Panel Paper: Perspectives on Student Transportation Policies and Implementation in Three Choice-Rich Districts

Saturday, November 9, 2019
Plaza Building: Concourse Level, Governor's Square 16 (Sheraton Denver Downtown)

*Names in bold indicate Presenter

Carolyn Sattin-Bajaj, Seton Hall University


The rapid proliferation of school choice policies across the country over the course of the past three decades has resulted in significant changes in the number and type of schooling options available to students. As school districts have adopted school choice policies, new questions have arisen about school transportation policies. States and local school districts have responded in a variety of ways to the issue of student transportation in the context of choice. These policies have different implications for the extent to which families can engage in choice and how schools respond. To date, there has been limited understanding of how school transportation policies are implemented on the ground and how differences among them may influence the local school choice landscape.

This paper draws on interview data collected from 26 district administrators, charter school leaders, charter authorizers, and stakeholders in New York City, Detroit, and New Orleans to explore how the people responsible for school transportation implement transportation policies and perceive its impact on their work and families’ school choices. First, I explore the challenges that district administrators, charter school personnel, charter authorizers, and other key stakeholders identify in association with implementing student transportation. I discuss common challenges across districts as well as obstacles unique to each site or sector (e.g., district schools versus charter schools). These include the logistical complexity associated with managing transportation for large numbers of students, high levels of student mobility, safety concerns, and inadequate public transit infrastructure. Next, the paper reviews the costs (according to school personnel) that districts and schools incur when implementing school transportation policies and analyzes differences across choice contexts with distinct policies. District officials cited high special education busing costs and expensive, outdated contracts with bus companies among the most prominent financial burdens. For their part, charter school leaders identified additional personnel costs (e.g., bus monitors) and out-of-pocket transportation expenses as most costly.

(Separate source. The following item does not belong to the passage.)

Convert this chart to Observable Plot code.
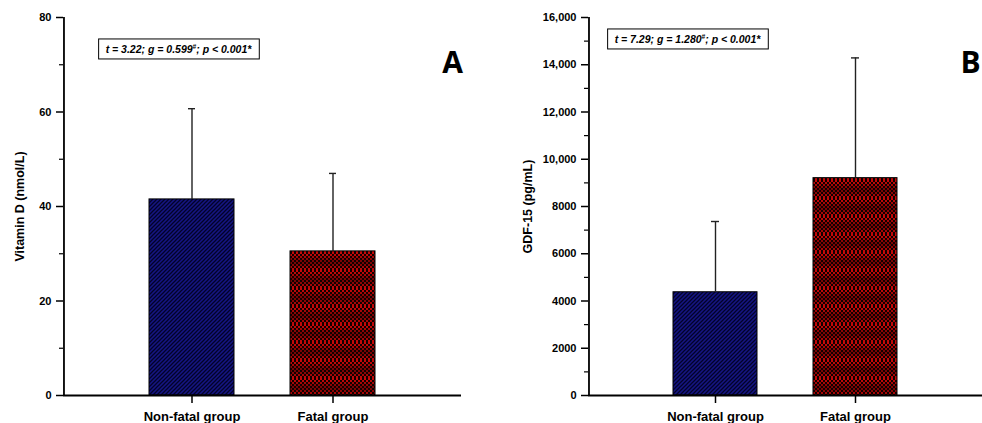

Finally, the paper reviews school and district personnel’s perceptions of the ways in which transportation policies influence their schools’ student recruitment practices and how this relates to factors such as school location and accessibility of public transportation. I consider the implications of these findings for understanding the relationship between student transportation policies and equity in the context of school choice, and the paper concludes with a discussion of current and proposed innovations around student transportation in each of these cities and directions for policy work and empirical research in this area.